A soccer write-up in the 1943 yearbook, The Record, noted that Evans “climaxed a brilliant season junior year by driving home the two goals that gave the Hornets a 2-1 win over Swarthmore. These tallies raised Evans’ total in Middle Atlantic League play to seven to give him second in individual scoring for the season.”
In 2009, he was inducted into the Thomas Glasser ’82 Hall of Achievement at Haverford for exceptional athletes. “One of the finest multi-sport athletes in the history of Haverford athletics,” begins the inductee write-up on the Athletic Department’s website. It notes that Evans won four varsity letters in track, three in soccer and one in basketball. In his three years on the varsity soccer squad, he helped the Fords achieve an 18-6 record and win two Middle Atlantic Conference (MAC) championships. He booted home 21 goals over his college career.
“Evans seemed to rise to the occasion when the Fords needed a clutch performance,” the website says. “As a junior against arch-rival Swarthmore he scored both goals in a 2-1 victory to close out the season. In his final collegiate contest Evans scored the game's first goal in a 2-0 victory over the Garnet that helped preserve a perfect MAC campaign.”
He was no less accomplished in track. “As a sophomore, Evans emerged as the Scarlet and Black's top performer. He claimed an individual title in the low hurdles at the MAC championship.”
As a student, Evans was active in Students' Council and served in several class officer positions, trading off the top spot—president—with his classmate, the late John C. Whitehead ’43, during junior and senior years. Tall with dark hair, he was often pictured next to the fair-haired and shorter Whitehead. He was a permanent vice president for the class. He also was involved with the Customs Committee.
In the 1943 yearbook, his comments include “crafty Quake, never came out second best in a bargain,” “a treasury of Gilbert and Sullivan” and “that voice.”
Over his life, he was deeply involved with both of his alma maters, Germantown Friends School and Haverford College, where he first became a board member in 1968. He would go on to serve as president of the Corporation from 1979 to 1988, vice president from 1972 to 1979, and would later become an emeritus member of Haverford’s Board of Managers.
Evans was active in Germantown Friends Meeting, and on the Germantown Friends School Committee
Evans was a lifelong avid sailor, from Haversham, RI and Mount Desert Island, ME piloting Herreshoff Cat Boats as a boy to mid-life adventures on Barnegat Bay, NJ in a sailfish, a Hobie Cat and two modern gaff-rig craft. His love of sailing influenced his collection of art, and amplified his interest in merchant Thomas Pym Cope’s packet ships.
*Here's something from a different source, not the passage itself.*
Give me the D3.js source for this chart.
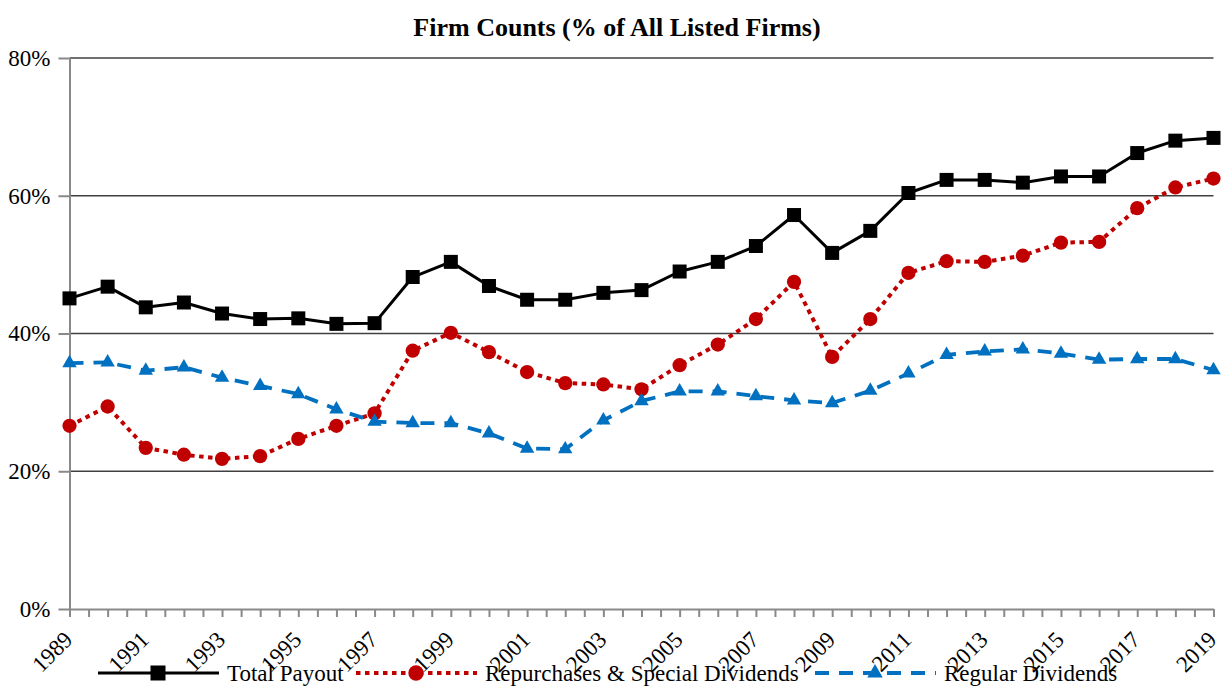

He enjoyed the game of golf, and was a member of The Philadelphia Cricket Club and The Divotees. He served as a president of the latter club, that was established in 1921 as one of several Quaker-based golf societies in the Delaware Valley.
Evans also was involved with various community groups. He served on the board of the Wissahickon Valley Watershed Association and worked to preserve woodlands and fields along the Wissahickon Creek and restore the Trubauer Mill. After serving for nine years as a board member of Foulkeways at Gwynedd, the first continuing-care retirement community started by Quakers, Evans helped to found Friends Life Care, a nonprofit that helps the elderly age in place at home.
He is survived by 5 children and their spouses, 19 grandchildren, and 16 great-grandchildren.